You don't get the weird thing of debt-backed money where you can massively benefit financial institutions and corps by printing money especially for them, because the money you're printing has to be distributed across the whole population. You don't get the constant-growth-requiring interest treadmill of debt-backed money, because the only 'paying it back' that happens is the anti-inflationary taxation, not an obligation to keep paying it back with interest.

You probably still do fractional reserve banking and end up in the situation where you have more debt than money, but because the liquidity of the system is so insanely high the government can easily fix a round of defaults on debt which threaten to fuck the system up by injecting money which spreads evenly across the economy and bolsters the reserves of all the banks directly (as it goes into the accounts of people some of whom won't withdraw it right away).

I know that this is undoubtedly a stupid idea for many reasons because I haven't seen anyone who isn't crazy advocating anything even similar - so can people enlighten me? :)

Date: 2011-11-03 11:21 am (UTC)From: [identity profile] ilanin.livejournal.com
(Initial disclaimer: because my approach to economics is of the Austrian school, you will disagree with me anyway.
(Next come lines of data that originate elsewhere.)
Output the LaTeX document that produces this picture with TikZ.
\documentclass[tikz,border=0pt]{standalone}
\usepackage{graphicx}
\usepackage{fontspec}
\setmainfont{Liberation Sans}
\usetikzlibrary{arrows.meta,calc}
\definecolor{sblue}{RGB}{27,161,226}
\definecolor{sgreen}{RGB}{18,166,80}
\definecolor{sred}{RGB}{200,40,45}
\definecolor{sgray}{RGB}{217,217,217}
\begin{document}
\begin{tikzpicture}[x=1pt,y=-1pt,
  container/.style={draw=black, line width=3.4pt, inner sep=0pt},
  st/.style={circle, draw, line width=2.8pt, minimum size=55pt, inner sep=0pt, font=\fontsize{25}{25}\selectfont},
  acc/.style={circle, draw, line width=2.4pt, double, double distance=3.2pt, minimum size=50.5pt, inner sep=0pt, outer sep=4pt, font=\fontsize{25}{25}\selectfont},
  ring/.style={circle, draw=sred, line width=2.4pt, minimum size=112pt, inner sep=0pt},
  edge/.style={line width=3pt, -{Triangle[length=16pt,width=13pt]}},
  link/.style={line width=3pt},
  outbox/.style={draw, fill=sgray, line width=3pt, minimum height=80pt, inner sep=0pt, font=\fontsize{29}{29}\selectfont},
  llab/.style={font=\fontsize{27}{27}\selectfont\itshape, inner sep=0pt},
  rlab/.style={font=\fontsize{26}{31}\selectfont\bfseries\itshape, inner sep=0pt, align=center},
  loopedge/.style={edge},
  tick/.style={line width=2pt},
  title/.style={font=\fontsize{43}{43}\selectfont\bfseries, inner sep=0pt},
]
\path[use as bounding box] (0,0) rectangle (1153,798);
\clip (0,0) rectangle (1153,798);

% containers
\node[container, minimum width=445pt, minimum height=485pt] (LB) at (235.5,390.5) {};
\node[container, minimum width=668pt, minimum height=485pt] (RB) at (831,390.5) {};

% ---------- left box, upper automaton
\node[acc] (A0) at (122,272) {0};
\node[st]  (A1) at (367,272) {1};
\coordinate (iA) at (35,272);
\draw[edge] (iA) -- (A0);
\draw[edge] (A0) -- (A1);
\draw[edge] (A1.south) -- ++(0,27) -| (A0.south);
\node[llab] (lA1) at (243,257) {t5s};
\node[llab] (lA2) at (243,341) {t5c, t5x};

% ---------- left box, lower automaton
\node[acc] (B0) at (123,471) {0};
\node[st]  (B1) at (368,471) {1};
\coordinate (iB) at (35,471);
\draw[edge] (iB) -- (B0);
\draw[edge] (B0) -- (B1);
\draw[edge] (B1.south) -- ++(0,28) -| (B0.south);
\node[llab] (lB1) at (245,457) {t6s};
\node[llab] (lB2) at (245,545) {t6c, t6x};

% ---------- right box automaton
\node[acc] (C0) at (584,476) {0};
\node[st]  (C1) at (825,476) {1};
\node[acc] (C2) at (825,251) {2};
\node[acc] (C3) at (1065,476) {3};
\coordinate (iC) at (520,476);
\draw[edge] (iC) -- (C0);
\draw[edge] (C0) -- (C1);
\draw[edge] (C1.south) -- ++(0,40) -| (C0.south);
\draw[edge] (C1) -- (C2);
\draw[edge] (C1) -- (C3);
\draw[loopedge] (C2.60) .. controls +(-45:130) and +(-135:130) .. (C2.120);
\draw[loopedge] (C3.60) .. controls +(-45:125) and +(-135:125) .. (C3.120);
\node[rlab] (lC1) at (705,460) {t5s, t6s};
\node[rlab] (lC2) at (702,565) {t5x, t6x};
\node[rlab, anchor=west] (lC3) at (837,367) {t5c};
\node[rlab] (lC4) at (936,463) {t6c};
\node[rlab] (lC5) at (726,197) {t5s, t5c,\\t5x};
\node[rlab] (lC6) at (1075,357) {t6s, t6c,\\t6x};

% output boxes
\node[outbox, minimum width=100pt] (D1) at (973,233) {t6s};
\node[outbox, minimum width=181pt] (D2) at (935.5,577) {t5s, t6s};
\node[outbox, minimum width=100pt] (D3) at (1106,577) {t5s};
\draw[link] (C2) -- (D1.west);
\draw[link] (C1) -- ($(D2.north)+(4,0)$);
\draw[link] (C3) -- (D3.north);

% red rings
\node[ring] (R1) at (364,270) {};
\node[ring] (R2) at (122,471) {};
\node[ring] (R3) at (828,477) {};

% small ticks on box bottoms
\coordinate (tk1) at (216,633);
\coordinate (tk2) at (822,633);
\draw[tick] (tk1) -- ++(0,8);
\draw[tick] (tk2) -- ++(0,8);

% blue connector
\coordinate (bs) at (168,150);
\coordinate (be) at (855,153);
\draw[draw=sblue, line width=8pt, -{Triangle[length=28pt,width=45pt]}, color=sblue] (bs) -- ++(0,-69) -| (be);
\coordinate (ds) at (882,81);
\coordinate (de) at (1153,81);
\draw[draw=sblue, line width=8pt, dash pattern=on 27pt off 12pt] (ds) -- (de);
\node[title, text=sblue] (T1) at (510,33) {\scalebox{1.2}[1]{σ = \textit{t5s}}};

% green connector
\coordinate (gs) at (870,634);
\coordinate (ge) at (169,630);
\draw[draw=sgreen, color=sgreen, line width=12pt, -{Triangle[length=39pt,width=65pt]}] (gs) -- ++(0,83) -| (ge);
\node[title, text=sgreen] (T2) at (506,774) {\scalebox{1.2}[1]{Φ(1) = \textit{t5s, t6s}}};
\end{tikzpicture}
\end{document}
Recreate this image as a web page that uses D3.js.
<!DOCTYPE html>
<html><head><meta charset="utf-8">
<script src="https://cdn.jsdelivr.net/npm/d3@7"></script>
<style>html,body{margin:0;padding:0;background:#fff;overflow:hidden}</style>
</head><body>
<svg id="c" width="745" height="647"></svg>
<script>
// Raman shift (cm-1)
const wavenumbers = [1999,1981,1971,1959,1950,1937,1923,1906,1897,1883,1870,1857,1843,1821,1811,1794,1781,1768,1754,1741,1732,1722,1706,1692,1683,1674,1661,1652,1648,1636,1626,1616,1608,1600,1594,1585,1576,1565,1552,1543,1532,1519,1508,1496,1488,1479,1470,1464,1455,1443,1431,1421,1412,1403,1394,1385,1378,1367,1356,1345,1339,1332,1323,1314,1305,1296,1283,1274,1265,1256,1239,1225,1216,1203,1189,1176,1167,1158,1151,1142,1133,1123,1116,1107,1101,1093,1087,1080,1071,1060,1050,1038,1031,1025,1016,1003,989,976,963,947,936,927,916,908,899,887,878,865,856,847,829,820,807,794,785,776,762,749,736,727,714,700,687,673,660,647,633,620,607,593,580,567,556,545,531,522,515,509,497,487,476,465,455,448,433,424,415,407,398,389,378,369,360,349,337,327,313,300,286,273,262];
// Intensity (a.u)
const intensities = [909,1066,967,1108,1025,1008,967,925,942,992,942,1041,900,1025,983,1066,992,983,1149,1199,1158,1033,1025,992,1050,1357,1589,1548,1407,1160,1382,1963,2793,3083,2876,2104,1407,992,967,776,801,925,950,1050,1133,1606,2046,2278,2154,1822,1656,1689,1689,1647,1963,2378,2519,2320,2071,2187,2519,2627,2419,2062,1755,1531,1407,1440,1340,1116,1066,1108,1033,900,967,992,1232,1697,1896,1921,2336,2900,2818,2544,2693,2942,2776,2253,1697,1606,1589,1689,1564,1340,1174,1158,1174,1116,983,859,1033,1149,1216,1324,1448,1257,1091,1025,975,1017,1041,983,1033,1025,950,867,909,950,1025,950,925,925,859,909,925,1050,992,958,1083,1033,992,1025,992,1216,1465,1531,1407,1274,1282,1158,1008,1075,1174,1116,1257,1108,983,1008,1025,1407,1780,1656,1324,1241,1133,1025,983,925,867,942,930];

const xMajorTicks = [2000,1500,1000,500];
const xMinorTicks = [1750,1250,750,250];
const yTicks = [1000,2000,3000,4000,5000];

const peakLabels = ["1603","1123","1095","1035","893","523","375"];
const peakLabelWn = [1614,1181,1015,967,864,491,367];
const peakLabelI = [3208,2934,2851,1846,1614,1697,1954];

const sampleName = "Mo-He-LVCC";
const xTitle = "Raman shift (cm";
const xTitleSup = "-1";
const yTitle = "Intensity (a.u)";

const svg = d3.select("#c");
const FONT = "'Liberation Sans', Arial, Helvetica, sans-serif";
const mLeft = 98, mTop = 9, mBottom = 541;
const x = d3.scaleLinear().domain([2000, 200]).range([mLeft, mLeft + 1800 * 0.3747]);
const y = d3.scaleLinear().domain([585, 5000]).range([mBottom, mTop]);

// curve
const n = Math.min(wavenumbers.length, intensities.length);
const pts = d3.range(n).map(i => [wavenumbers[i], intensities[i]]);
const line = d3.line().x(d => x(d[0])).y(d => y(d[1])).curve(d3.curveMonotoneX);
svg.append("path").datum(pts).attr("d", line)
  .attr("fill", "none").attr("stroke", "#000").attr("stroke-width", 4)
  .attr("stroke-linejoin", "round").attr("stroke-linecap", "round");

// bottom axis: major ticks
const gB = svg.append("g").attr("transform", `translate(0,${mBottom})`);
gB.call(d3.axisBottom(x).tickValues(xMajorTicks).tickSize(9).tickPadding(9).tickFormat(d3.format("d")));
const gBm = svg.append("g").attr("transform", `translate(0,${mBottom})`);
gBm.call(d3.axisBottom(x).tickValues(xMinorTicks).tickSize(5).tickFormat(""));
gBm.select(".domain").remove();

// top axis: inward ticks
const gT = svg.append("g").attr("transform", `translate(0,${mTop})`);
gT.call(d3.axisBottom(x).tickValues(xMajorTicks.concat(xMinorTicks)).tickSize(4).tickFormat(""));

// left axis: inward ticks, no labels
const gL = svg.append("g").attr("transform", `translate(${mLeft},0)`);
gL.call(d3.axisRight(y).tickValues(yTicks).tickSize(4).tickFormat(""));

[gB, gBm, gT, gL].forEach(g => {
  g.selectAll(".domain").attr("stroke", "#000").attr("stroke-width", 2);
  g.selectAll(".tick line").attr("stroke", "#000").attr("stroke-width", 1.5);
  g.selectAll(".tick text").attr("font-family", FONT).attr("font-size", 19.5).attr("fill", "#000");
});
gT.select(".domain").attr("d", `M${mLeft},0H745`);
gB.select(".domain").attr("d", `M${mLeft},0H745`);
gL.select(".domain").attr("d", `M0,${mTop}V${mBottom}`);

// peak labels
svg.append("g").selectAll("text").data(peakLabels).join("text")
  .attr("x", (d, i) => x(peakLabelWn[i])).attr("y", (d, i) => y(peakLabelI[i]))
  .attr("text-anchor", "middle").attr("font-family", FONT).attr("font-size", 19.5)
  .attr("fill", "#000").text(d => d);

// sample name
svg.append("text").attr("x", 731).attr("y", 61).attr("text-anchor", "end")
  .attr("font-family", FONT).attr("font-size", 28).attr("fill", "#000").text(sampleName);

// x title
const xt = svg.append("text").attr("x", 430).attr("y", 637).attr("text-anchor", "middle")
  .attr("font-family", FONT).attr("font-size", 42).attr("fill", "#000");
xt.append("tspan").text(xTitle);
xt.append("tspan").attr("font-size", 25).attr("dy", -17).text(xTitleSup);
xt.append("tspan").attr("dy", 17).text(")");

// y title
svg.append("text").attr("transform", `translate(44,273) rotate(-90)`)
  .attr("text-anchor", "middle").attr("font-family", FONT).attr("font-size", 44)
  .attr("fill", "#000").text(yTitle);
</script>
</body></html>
I am, however, right, at least about the causes of depressions - Hayek's theory of boom and bust looks more unimpeachable after every crash.)

What you are essentially describing is the equivalent of a system with high inflation and low interest rates - where money being saved depreciates in value rapidly (in your case it's because you are taxing it, but I don't think the actual mechanism is relevant).

The problem with this is that if nobody is saving then nobody can borrow either, meaning that the only organisation which can back capital investment is the government. This puts you on to the road to a planned or a best strongly interventionist economy, and those never work outside of theoretical models.

OK, dial things back a bit. Let's assume your savings tax isn't sufficiently punitive to make savings completely worthless, just to eliminate low-risk low-reward things like government bonds. We'll ignore the question as to how the hell the government is actually going to operate in this case because they will probably be able to do something. The problem with this is that you're encouraging malinvestment - it's effectively the same situation we had in 1928 or 2005, where not investing money is a guaranteed loser, so dubious projects that would never be backed under normal conditions receive funding. This leads to - at best - gross inefficiencies in the economy, but more likely to either rapid inflation driven by spiralling commodity prices (everybody's projects are being funded but there aren't any more resources available) followed by a bust when the bubble created by too-easy access to money is popped (normally as a result of deflationary government pressure on the availability of credit).

Practically, application of this is also impossible because you have to institute it simultaneously, everywhere as it doesn't give an advantage if just one nation is using it - not only will you get flight of capital but probably also of anyone with substantial savings (they have substantial savings, so they can afford to emigrate) which will probably wreck an economy's skills base and also take out a lot of the top-rate taxpayers who contribute about half of the country's tax income.



Date: 2011-11-03 11:23 am (UTC)From: [identity profile] ilanin.livejournal.com
(it is axiomatic that there will always be more bad investments than good ones in any given economy, but since this is because people are muppets it's probably a fairly sensible axiom to take).

Date: 2011-11-03 12:29 pm (UTC)From: [identity profile] ilanin.livejournal.com
Just as Keynes is often hijacked to promote government interventionism in ways that he would never have supported, Hayek's name is taken in vain by the other side of the political argument. It happens, I'm afraid (there are an awful lot of loonies who claim to be Austrian school economists).

This is a half-decent bibliography to get started on the Austrian school and F.A. Hayek - and if you've not seen the rap video it's trying to explain, that's worth watching too.